Die Bestellung eines Fiskalvertreters unterliegt rechtlich klaren Anforderungen an dessen persönliche und fachliche Qualifikation. Fiskalvertreter dürfen in der Regel nur natürliche oder juristische Personen mit Sitz oder Wohnsitz im betreffenden Steuergebiet sein; oftmals ist zusätzlich ein Nachweis der steuerlichen Zuverlässigkeit erforderlich. In Deutschland beispielsweise muss der Fiskalvertreter nachweislich zuverlässig und wirtschaftlich leistungsfähig sein, dies wird durch eine Prüfung der Vorstrafenfreiheit sowie die Vorlage von Unbedenklichkeitsbescheinigungen der Finanzbehörden belegt. Bestimmte Berufsgruppen, wie Steuerberater, Wirtschaftsprüfer oder speziell zugelassene Firmen, sind häufig besonders geeignet, weil sie bereits beruflich mit der Materie vertraut sind. In vielen Rechtsordnungen dürfen Mitarbeiter oder Beauftragte des vertretenen Unternehmens nicht zugleich als Fiskalvertreter fungieren, um Interessenkonflikte zu vermeiden.

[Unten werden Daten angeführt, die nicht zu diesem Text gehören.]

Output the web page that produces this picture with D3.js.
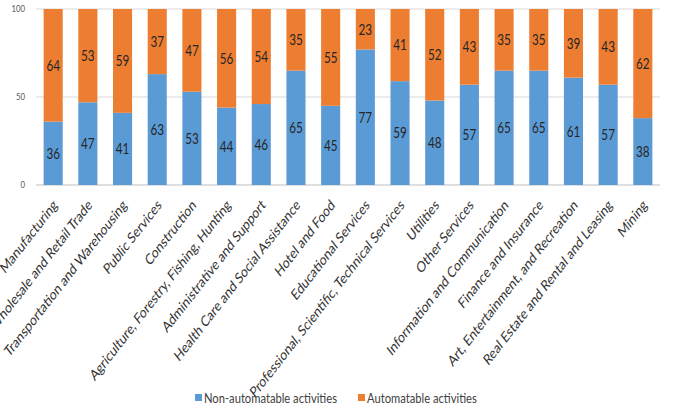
<!DOCTYPE html>
<html>
<head>
<meta charset="utf-8">
<script src="https://cdn.jsdelivr.net/npm/d3@7"></script>
<style>
  body { margin: 0; background: #fff; }
  svg text { font-family: Lato, "Open Sans", sans-serif; }
</style>
</head>
<body>
<svg id="chart" width="674" height="415"></svg>
<script>
const categories = [
  "Manufacturing", "Wholesale and Retail Trade", "Transportation and Warehousing",
  "Public Services", "Construction", "Agriculture, Forestry, Fishing, Hunting",
  "Administrative and Support", "Health Care and Social Assistance", "Hotel and Food",
  "Educational Services", "Professional, Scientific, Technical Services", "Utilities",
  "Other Services", "Information and Communication", "Finance and Insurance",
  "Art, Entertainment, and Recreation", "Real Estate and Rental and Leasing", "Mining"
];
const nonAutomatable = [36, 47, 41, 63, 53, 44, 46, 65, 45, 77, 59, 48, 57, 65, 65, 61, 57, 38];
const automatable = [64, 53, 59, 37, 47, 56, 54, 35, 55, 23, 41, 52, 43, 35, 35, 39, 43, 62];
const seriesNames = ["Non-automatable activities", "Automatable activities"];
const seriesColors = ["#5b9bd5", "#ed7d31"];
const yTicks = [0, 50, 100];

// the source image is squeezed horizontally, so text is drawn narrower
const squeeze = 0.78;

const svg = d3.select("#chart");
const margin = { top: 9, right: 14, left: 36 };
const width = 674;

const x = d3.scaleBand()
  .domain(categories)
  .range([margin.left, width - margin.right])
  .paddingInner(0.45)
  .paddingOuter(0.22);

const y = d3.scaleLinear()
  .domain([0, 100])
  .range([185, margin.top]);

// gridlines
svg.append("g")
  .selectAll("line")
  .data(yTicks)
  .enter()
  .append("line")
  .attr("x1", margin.left)
  .attr("x2", width - margin.right)
  .attr("y1", d => y(d))
  .attr("y2", d => y(d))
  .attr("stroke", d => d === 0 ? "#bfbfbf" : "#d9d9d9")
  .attr("stroke-width", 1);

svg.append("g")
  .selectAll("text")
  .data(yTicks)
  .enter()
  .append("text")
  .attr("transform", d => `translate(25,${y(d)}) scale(${squeeze},1)`)
  .attr("dy", "0.32em")
  .attr("text-anchor", "end")
  .attr("font-size", 10)
  .attr("fill", "#595959")
  .text(d => d);

const rows = categories.map((c, i) => ({ cat: c, a: nonAutomatable[i], b: automatable[i] }));

const stack = d3.stack().keys(["a", "b"]);
const layers = stack(rows);

const g = svg.append("g");
layers.forEach((layer, li) => {
  g.selectAll(".s" + li)
    .data(layer)
    .enter()
    .append("rect")
    .attr("x", d => x(d.data.cat))
    .attr("width", x.bandwidth())
    .attr("y", d => y(d[1]))
    .attr("height", d => y(d[0]) - y(d[1]))
    .attr("fill", seriesColors[li]);

  g.selectAll(".l" + li)
    .data(layer)
    .enter()
    .append("text")
    .attr("transform", d => `translate(${x(d.data.cat) + x.bandwidth() / 2},${y((d[0] + d[1]) / 2)}) scale(${squeeze},1)`)
    .attr("dy", "0.35em")
    .attr("text-anchor", "middle")
    .attr("font-size", 15)
    .attr("fill", "#262626")
    .text(d => d[1] - d[0]);
});

// category labels
svg.append("g")
  .selectAll("text")
  .data(categories)
  .enter()
  .append("text")
  .attr("transform", d => `translate(${x(d) + x.bandwidth() / 2 + 5},${206}) scale(${squeeze},1) rotate(-45)`)
  .attr("text-anchor", "end")
  .attr("font-size", 15)
  .attr("fill", "#333")
  .text(d => d);

// legend
const legendX = [195, 358];
const legend = svg.append("g");
seriesNames.forEach((name, i) => {
  legend.append("rect")
    .attr("x", legendX[i])
    .attr("y", 394)
    .attr("width", 7)
    .attr("height", 7)
    .attr("fill", seriesColors[i]);
  legend.append("text")
    .attr("transform", `translate(${legendX[i] + 9},398) scale(0.8,1)`)
    .attr("dy", "0.35em")
    .attr("font-size", 14)
    .attr("fill", "#404040")
    .text(name);
});
</script>
</body>
</html>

Welche steuerlichen Pflichten übernimmt der Fiskalvertreter im Namen des vertretenen Unternehmens?

Aus rechtlicher Sicht ist der Fiskalvertreter für sämtliche umsatzsteuerlichen Pflichten des inländisch nicht ansässigen Unternehmens verantwortlich. Dies umfasst insbesondere die Anmeldung und Abführung der Umsatzsteuer, die monatliche oder quartalsweise Abgabe von Umsatzsteuervoranmeldungen, die Erstellung und Abgabe der Umsatzsteuerjahreserklärung, die Führung und Aufbewahrung ordnungsgemäßer Aufzeichnungen und Unterlagen sowie die Mitwirkung bei steuerlichen Prüfungen. Er ist in allen steuerlichen Angelegenheiten der Ansprechpartner gegenüber den Finanzbehörden und kann rechtsverbindliche Erklärungen abgeben. Kommt er diesen Pflichten nicht nach, können gegenüber dem Fiskalvertreter ebenso steuerliche Nachforderungen, Säumniszuschläge und unter Umständen auch strafrechtliche Sanktionen verhängt werden. Verpflichtet ist er zudem, die Einhaltung aller einschlägigen Form- und Verfahrensvorschriften sicherzustellen.

Welche möglichen Folgen hat eine unrechtmäßige Fiskalvertretung?

Eine unrechtmäßige Fiskalvertretung, etwa ohne die notwendige Zulassung, Registrierung oder bei fehlender persönlicher Eignung, stellt einen Verstoß gegen steuer- und zivilrechtliche Vorschriften dar. In solchen Fällen können die Finanzbehörden sämtliche von dem Fiskalvertreter abgegebenen Steuererklärungen und getroffenen Handlungen als unwirksam zurückweisen. Dies kann dazu führen, dass das ausländische Unternehmen steuerlich als nicht registriert gilt und die steuerlichen Verpflichtungen als nicht erfüllt betrachtet werden. Mögliche Folgen sind Steuerschulden, Verspätungszuschläge, Bußgelder sowie ein Entzug jeglicher möglicher steuerlicher Vergünstigungen. Zudem kann gegen den unberechtigten Fiskalvertreter ein Ordnungswidrigkeitsverfahren oder gar ein Steuerstrafverfahren eingeleitet werden. Sowohl das vertretene Unternehmen als auch der unrechtmäßige Fiskalvertreter müssen in diesen Fällen mit erheblichen finanziellen und rechtlichen Nachteilen rechnen.